Directions: Below are the records; extract from them the line containing "Convert this diagram to TikZ code." to the line containing "(455,370) .. (452,297) -- cycle;", both lines included, exactly and with no pictures.

Information shown:
----

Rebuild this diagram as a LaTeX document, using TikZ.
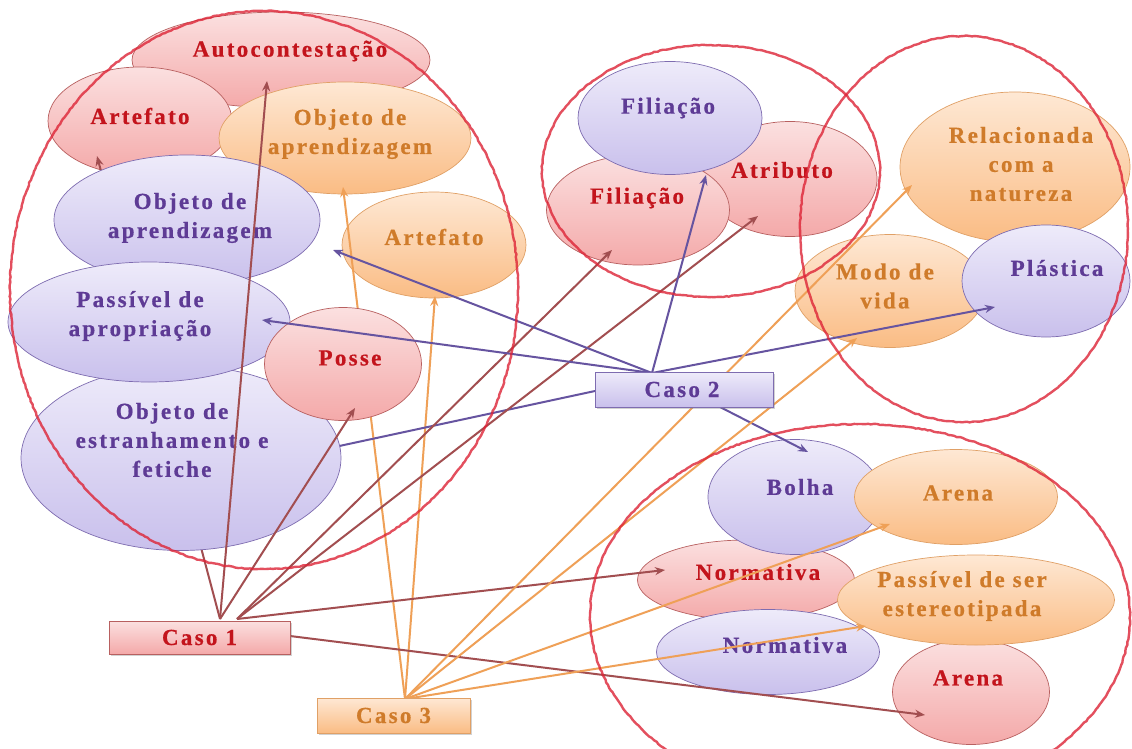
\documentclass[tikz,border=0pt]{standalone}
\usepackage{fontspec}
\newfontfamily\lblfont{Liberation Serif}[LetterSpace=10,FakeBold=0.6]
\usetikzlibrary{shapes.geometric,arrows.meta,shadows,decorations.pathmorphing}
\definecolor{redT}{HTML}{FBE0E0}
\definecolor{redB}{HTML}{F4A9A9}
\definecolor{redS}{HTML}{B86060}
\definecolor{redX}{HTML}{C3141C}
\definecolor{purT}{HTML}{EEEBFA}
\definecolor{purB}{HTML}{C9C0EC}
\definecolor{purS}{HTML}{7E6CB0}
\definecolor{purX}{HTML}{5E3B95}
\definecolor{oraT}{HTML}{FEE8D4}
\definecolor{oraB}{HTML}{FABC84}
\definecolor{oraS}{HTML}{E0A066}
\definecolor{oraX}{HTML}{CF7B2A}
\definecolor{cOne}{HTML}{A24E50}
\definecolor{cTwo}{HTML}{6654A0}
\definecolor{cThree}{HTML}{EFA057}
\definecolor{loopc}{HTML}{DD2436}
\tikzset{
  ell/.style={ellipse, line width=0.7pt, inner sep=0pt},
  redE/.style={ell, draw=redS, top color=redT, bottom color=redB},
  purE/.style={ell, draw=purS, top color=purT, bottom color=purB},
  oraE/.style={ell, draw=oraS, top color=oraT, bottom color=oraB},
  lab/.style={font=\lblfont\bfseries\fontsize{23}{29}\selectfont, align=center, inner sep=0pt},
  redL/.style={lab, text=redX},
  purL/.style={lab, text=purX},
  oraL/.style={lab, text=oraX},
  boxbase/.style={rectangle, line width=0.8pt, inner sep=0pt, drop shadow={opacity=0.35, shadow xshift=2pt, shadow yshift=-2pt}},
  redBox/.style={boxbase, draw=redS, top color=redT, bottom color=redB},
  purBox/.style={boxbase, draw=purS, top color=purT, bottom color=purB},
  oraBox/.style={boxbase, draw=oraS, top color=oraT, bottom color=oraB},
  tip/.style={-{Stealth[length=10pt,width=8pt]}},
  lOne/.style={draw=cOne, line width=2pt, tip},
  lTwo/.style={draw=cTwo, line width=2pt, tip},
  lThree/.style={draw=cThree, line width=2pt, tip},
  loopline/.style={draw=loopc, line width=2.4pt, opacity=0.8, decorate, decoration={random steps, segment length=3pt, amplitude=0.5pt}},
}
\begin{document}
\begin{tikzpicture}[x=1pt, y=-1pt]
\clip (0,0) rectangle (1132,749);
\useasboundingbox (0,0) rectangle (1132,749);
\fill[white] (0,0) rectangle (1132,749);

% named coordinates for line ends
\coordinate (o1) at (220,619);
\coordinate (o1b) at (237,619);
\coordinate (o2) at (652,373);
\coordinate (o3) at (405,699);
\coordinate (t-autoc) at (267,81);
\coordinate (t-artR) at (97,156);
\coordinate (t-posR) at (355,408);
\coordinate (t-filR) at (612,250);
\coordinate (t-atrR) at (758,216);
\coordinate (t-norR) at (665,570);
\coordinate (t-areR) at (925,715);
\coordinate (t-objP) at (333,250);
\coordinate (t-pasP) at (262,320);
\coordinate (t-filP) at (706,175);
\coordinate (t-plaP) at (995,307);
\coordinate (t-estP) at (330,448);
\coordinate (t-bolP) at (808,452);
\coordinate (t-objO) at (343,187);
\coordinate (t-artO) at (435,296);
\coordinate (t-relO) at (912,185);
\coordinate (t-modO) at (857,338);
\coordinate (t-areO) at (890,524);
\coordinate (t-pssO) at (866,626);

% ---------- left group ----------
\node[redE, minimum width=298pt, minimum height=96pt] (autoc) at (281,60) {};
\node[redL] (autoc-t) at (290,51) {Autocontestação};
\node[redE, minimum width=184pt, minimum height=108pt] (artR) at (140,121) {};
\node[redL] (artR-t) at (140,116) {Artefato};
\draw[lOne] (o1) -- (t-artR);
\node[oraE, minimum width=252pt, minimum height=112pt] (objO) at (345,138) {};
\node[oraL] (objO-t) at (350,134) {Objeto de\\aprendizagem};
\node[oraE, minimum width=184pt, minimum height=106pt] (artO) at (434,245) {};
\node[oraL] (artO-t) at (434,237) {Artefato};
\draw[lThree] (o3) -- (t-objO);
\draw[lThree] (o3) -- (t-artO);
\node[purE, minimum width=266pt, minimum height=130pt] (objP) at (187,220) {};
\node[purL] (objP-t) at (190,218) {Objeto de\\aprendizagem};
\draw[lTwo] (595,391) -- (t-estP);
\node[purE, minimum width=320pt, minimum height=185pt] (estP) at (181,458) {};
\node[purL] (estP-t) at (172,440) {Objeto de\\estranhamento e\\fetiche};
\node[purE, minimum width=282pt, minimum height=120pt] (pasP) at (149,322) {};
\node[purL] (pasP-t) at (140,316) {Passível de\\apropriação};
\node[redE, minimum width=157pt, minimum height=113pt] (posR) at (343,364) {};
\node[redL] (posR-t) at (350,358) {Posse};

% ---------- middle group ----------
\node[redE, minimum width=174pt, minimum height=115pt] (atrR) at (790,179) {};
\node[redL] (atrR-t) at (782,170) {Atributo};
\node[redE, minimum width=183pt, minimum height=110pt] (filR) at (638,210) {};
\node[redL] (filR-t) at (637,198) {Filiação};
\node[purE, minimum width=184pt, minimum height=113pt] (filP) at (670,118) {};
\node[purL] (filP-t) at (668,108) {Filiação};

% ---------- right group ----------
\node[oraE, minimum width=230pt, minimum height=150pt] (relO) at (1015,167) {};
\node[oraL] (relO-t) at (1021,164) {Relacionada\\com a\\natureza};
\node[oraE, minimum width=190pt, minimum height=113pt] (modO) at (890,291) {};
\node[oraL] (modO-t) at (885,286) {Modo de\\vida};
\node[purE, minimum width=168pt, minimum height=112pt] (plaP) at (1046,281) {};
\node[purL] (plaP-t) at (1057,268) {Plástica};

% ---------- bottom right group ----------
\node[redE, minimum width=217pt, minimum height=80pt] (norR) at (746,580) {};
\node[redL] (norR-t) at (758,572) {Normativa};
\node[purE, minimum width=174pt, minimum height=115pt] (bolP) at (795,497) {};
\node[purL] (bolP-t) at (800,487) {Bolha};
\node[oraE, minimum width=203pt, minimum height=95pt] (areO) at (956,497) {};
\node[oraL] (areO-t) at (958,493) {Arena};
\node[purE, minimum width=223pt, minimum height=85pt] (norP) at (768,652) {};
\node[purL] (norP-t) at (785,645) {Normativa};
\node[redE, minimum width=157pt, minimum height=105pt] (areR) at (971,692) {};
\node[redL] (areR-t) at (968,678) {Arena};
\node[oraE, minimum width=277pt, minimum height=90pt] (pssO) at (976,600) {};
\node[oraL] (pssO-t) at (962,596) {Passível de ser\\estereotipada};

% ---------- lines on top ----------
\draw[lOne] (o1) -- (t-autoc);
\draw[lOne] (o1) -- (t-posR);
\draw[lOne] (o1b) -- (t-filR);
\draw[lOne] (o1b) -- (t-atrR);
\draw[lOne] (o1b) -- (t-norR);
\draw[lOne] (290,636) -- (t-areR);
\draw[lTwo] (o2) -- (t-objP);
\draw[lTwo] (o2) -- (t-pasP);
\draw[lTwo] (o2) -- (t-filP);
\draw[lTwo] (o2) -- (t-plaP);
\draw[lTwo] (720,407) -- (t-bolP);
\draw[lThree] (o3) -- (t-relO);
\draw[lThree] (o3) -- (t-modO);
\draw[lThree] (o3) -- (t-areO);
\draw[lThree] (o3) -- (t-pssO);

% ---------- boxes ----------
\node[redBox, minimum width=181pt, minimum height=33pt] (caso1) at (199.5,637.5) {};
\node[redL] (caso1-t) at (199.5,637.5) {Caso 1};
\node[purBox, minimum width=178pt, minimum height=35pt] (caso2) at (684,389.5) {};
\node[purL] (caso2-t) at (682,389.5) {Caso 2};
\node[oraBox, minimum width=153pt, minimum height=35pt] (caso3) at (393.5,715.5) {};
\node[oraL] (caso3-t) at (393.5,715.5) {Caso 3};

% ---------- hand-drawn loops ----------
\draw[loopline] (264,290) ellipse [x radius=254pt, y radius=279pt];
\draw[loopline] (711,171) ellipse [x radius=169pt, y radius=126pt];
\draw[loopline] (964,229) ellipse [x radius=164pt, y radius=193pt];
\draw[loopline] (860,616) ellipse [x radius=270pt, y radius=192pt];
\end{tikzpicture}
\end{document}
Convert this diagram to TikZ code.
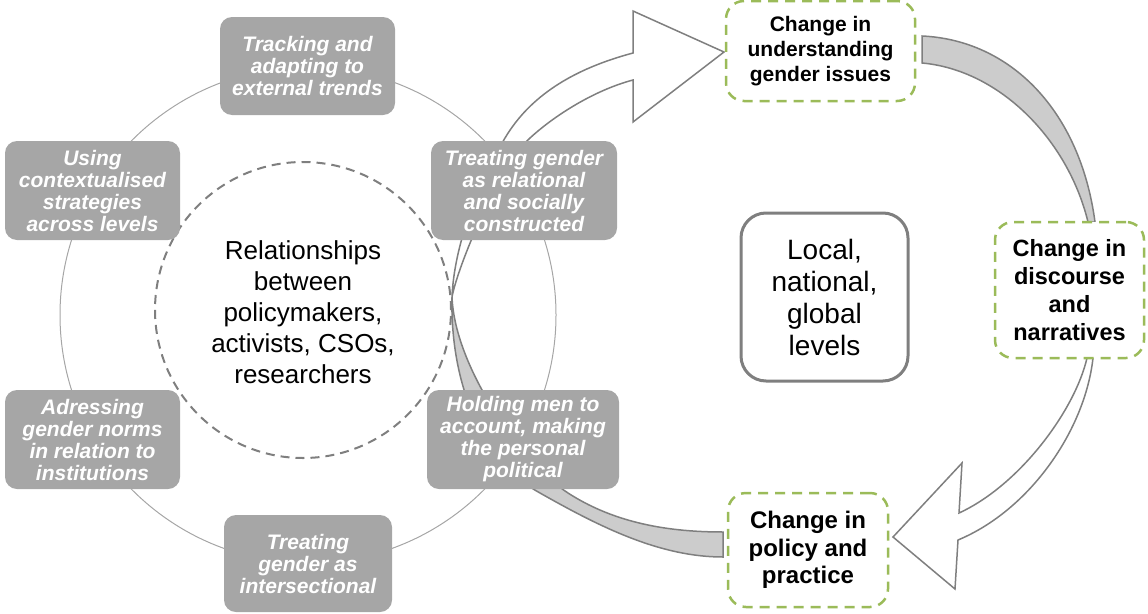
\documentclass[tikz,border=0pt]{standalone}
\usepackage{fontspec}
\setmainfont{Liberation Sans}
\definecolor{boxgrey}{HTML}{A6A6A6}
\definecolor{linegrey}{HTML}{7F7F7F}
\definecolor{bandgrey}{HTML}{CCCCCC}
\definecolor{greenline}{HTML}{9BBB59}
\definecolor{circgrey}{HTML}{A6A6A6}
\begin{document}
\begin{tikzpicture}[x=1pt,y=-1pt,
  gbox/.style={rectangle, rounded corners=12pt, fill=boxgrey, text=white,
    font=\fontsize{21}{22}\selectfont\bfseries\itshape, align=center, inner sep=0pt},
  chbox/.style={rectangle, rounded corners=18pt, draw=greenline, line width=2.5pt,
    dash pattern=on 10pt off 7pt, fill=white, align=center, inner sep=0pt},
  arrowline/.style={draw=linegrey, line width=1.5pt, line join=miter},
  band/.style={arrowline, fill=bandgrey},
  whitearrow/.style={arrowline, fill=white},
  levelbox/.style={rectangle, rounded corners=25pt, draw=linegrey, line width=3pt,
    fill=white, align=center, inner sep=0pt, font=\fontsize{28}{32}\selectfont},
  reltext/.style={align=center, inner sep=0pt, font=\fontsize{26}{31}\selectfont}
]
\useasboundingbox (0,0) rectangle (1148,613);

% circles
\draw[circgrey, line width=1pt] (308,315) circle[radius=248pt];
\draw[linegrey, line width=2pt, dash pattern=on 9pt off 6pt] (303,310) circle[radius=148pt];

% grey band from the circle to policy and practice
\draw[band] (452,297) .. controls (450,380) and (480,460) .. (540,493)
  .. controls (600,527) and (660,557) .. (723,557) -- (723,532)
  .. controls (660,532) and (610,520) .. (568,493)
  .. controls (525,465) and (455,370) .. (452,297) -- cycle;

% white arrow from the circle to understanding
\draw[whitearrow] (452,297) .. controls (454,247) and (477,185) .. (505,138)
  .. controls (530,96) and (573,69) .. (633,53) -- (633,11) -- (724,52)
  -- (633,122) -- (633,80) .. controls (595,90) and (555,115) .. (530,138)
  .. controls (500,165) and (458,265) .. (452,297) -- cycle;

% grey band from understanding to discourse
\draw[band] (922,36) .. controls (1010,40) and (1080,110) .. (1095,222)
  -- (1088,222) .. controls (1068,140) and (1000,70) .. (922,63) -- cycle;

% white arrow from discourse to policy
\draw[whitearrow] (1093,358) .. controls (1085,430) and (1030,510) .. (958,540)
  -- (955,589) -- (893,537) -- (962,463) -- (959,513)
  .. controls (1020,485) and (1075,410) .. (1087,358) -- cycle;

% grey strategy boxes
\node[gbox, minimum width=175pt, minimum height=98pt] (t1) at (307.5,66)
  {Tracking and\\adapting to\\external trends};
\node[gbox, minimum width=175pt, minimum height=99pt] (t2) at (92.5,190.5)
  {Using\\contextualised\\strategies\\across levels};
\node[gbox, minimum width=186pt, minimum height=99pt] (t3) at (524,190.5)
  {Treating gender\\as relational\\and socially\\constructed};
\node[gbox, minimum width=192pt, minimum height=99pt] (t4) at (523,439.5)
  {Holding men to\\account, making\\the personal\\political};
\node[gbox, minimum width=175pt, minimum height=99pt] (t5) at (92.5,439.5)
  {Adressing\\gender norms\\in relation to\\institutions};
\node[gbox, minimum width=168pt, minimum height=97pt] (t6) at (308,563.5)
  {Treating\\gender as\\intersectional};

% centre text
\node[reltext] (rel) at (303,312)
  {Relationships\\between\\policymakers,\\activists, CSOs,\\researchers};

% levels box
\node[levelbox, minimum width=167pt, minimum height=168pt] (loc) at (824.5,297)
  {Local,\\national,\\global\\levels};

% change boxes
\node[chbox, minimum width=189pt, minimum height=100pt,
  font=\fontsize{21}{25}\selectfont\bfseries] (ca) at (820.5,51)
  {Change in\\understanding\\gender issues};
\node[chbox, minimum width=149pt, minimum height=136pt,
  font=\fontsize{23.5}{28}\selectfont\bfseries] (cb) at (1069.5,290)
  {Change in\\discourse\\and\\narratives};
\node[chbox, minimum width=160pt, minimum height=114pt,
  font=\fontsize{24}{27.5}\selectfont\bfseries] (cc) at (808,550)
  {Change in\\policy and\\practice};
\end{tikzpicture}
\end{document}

----

Final result:
Convert this diagram to TikZ code.
\documentclass[tikz,border=0pt]{standalone}
\usepackage{fontspec}
\setmainfont{Liberation Sans}
\definecolor{boxgrey}{HTML}{A6A6A6}
\definecolor{linegrey}{HTML}{7F7F7F}
\definecolor{bandgrey}{HTML}{CCCCCC}
\definecolor{greenline}{HTML}{9BBB59}
\definecolor{circgrey}{HTML}{A6A6A6}
\begin{document}
\begin{tikzpicture}[x=1pt,y=-1pt,
  gbox/.style={rectangle, rounded corners=12pt, fill=boxgrey, text=white,
    font=\fontsize{21}{22}\selectfont\bfseries\itshape, align=center, inner sep=0pt},
  chbox/.style={rectangle, rounded corners=18pt, draw=greenline, line width=2.5pt,
    dash pattern=on 10pt off 7pt, fill=white, align=center, inner sep=0pt},
  arrowline/.style={draw=linegrey, line width=1.5pt, line join=miter},
  band/.style={arrowline, fill=bandgrey},
  whitearrow/.style={arrowline, fill=white},
  levelbox/.style={rectangle, rounded corners=25pt, draw=linegrey, line width=3pt,
    fill=white, align=center, inner sep=0pt, font=\fontsize{28}{32}\selectfont},
  reltext/.style={align=center, inner sep=0pt, font=\fontsize{26}{31}\selectfont}
]
\useasboundingbox (0,0) rectangle (1148,613);

% circles
\draw[circgrey, line width=1pt] (308,315) circle[radius=248pt];
\draw[linegrey, line width=2pt, dash pattern=on 9pt off 6pt] (303,310) circle[radius=148pt];

% grey band from the circle to policy and practice
\draw[band] (452,297) .. controls (450,380) and (480,460) .. (540,493)
  .. controls (600,527) and (660,557) .. (723,557) -- (723,532)
  .. controls (660,532) and (610,520) .. (568,493)
  .. controls (525,465) and (455,370) .. (452,297) -- cycle;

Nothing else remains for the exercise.